Más a lo lejos, divisé otra gente,

a la orilla de un río caudaloso,

donde, en huida de invisible acoso,

se hacinaba confusa y torpemente.

 

Un anciano barquero de imponente

figura, se acercaba remando vigoroso,

y cual golpea el látigo furioso,

restallaba su voz, dura, inclemente:

 

—¡Ay de vosotras, almas pecadoras,

nunca esperéis volver a ver el cielo!

Vengo a llevaros a la otra ribera,

donde no existe el día ni las horas,

a las tinieblas, al calor, al hielo.

Tal es la eternidad que allá os espera.

 

¿Y tú, quién eres, criatura viva?

Pues no habrás de pasar el Aqueronte

en mi barca.

—Sosiégate, Caronte,

—dijo mi Guía— está dispuesto arriba

por quien todo lo puede. Grite, altiva,

tu voz sobre la turba. Fiero, imponte

sobre ellos. Es otro el horizonte

del que acompaño y otra causa estriba.

 

Ya las almas, desnudas, sollozaban

y , rechinando dientes, blasfemaban

de Dios y de sus padres y la vida.

Caronte, entre amenazas, las recoge

y la que rezagada se le antoje,

es a golpes de remo conducida.

 

Como una a una las hojas van cayendo

en otoño, y la rama demudada

ve los despojos, como en desbandada

las aves al reclamo, iban viniendo

las almas pecadoras, que gimiendo

entraban en la barca desdichada,

que lleva a la otra orilla la malvada

descendencia que grita enloqueciendo.

 

Van por las aguas pardas navegando,

hacia el lugar infame, encenagado,

que al que no teme a Dios está aguardando.

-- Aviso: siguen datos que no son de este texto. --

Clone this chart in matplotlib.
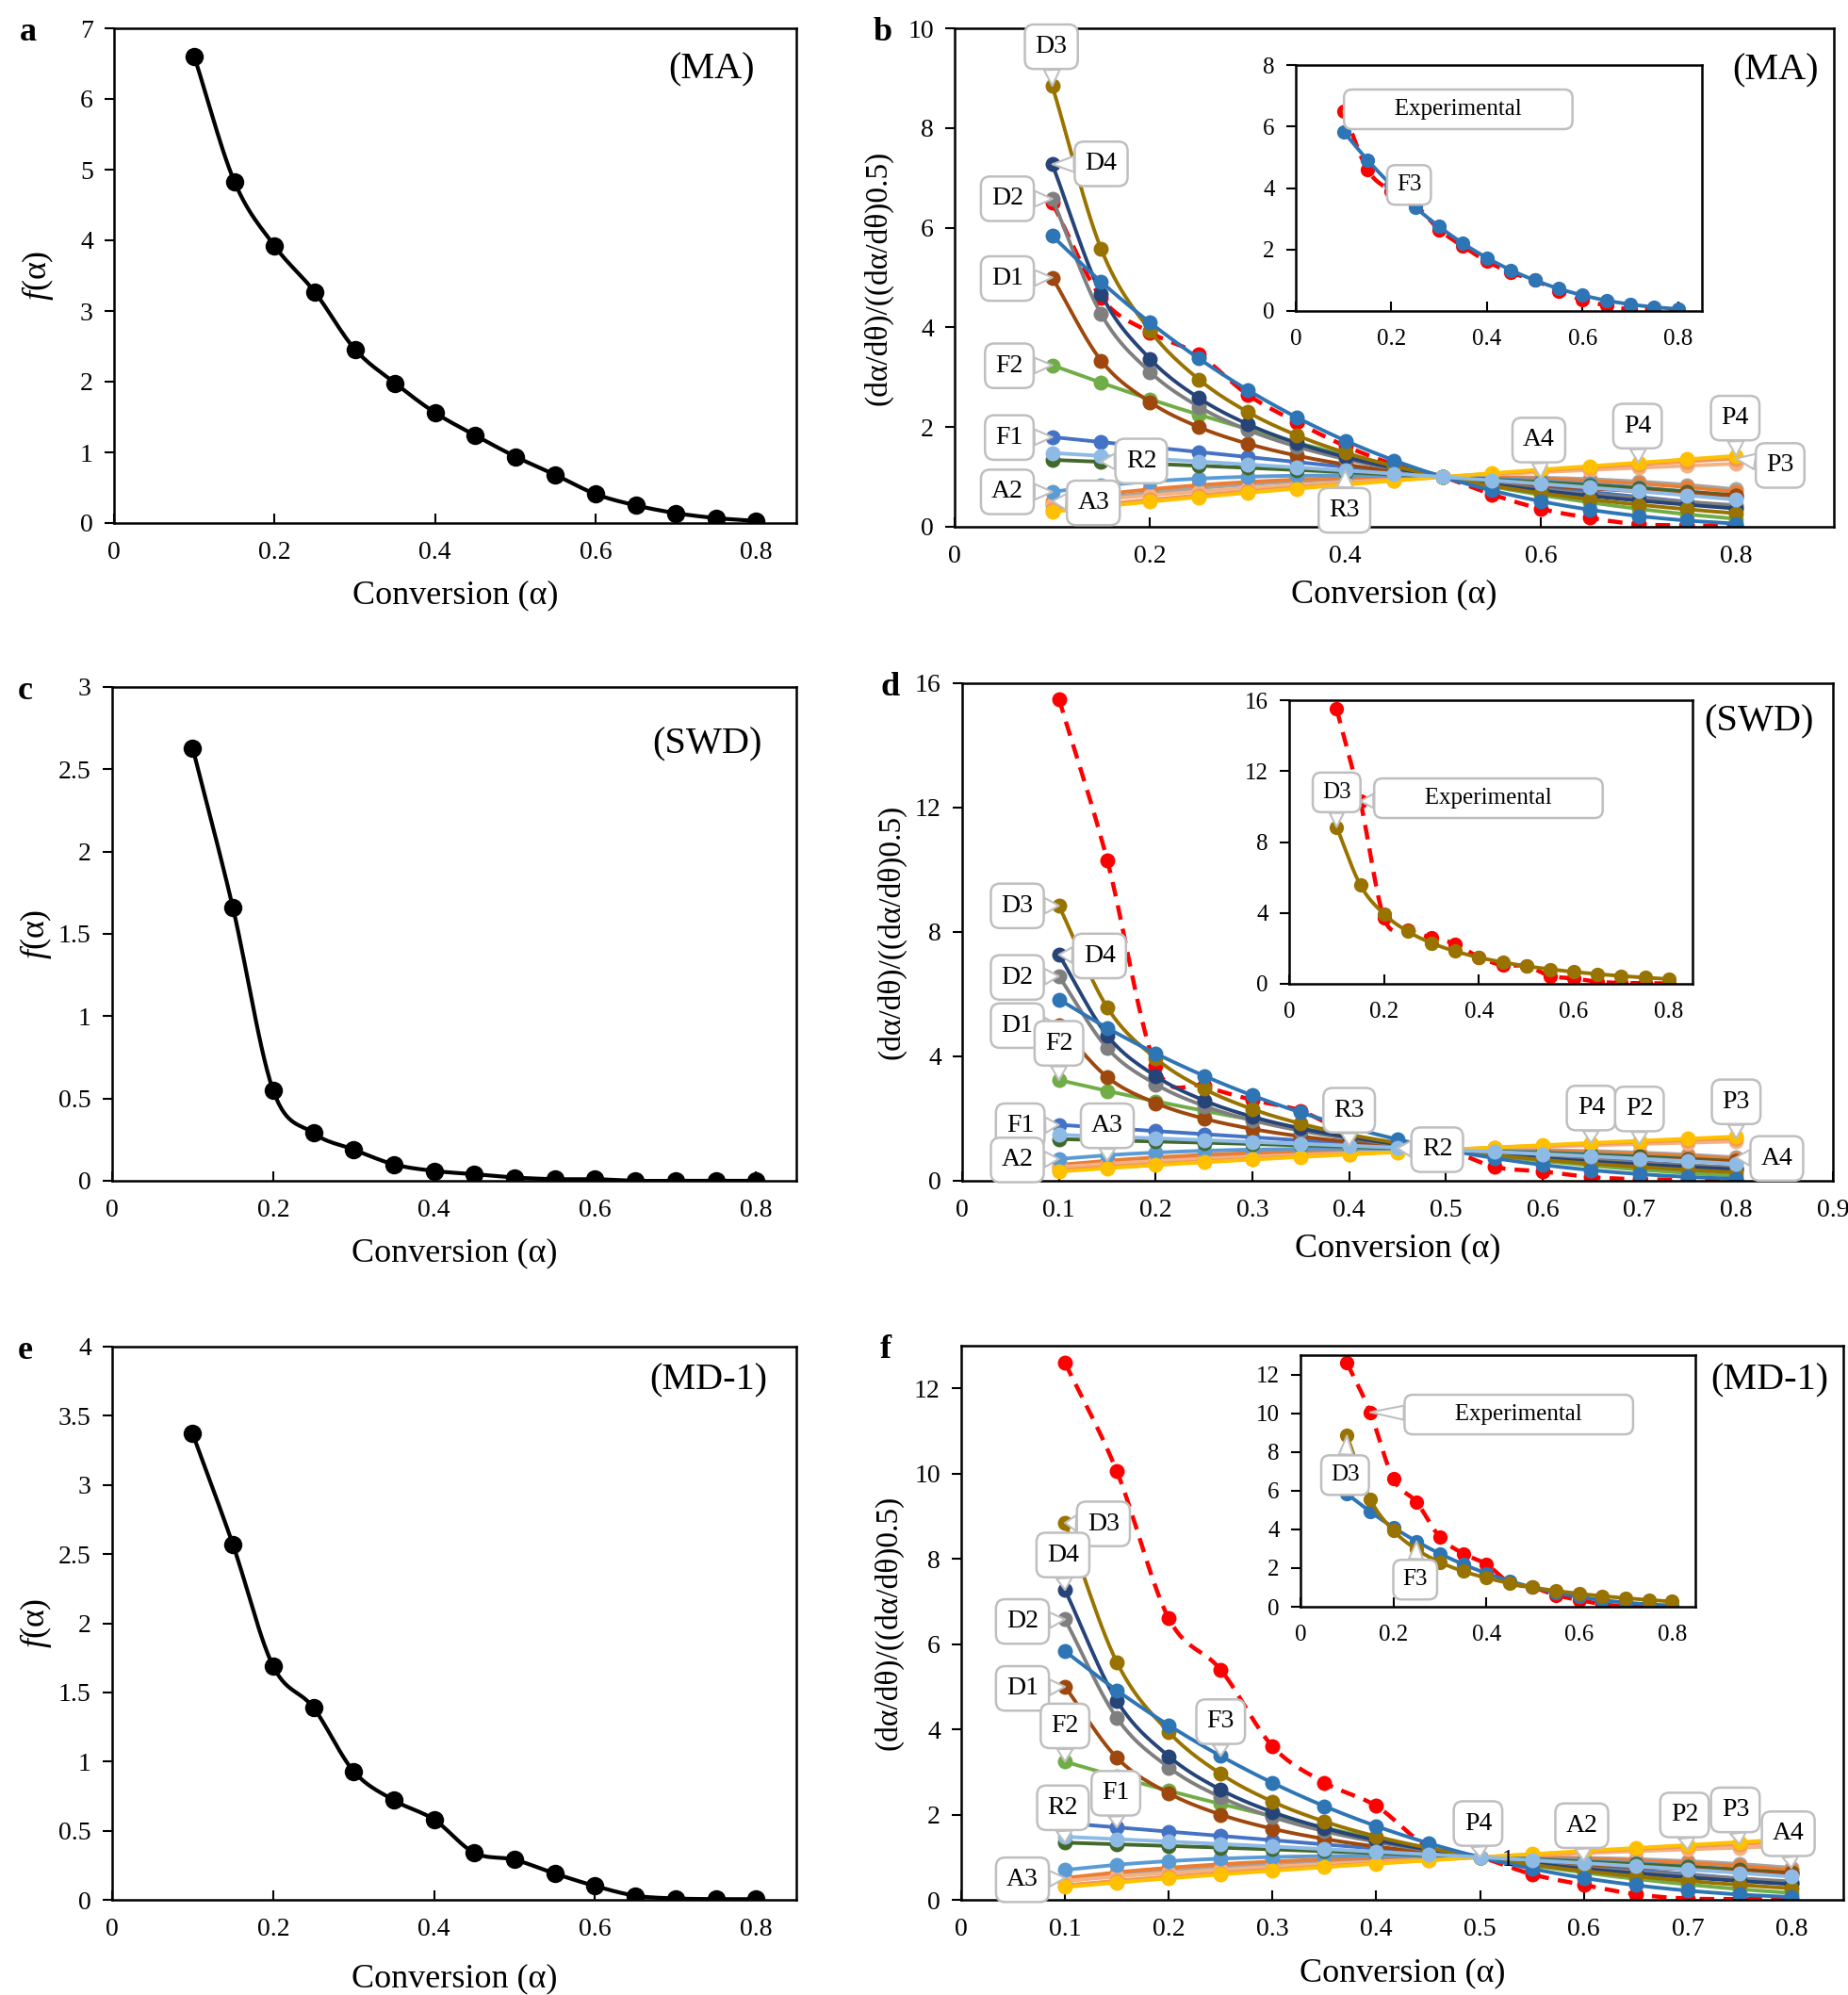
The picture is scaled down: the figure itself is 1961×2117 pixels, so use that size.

Y aún no desembarcadas y a la espera,

en el triste lugar ya se ha formado

nuevo grupo de gente lastimera.

 

Y mi Guía me dijo: —En esta orilla

vienen a reunirse los que mueren

en la ira hacia Dios y sólo quieren

huir de la Verdad que los humilla.

No pueden soportar la Luz que brilla

en la Justicia y —míseros— prefieren

el mismo infierno, porque en él pudieren

ocultar su vileza y su mancilla.

 

De pronto, aquel lugar tembló espantado

y la tierra del llanto sacó un viento

de oscura llama, cual del rojo leño.

Y ya no supe más, caí abrumado

y me desvanecí en aquel momento,

como un hombre vencido por el sueño.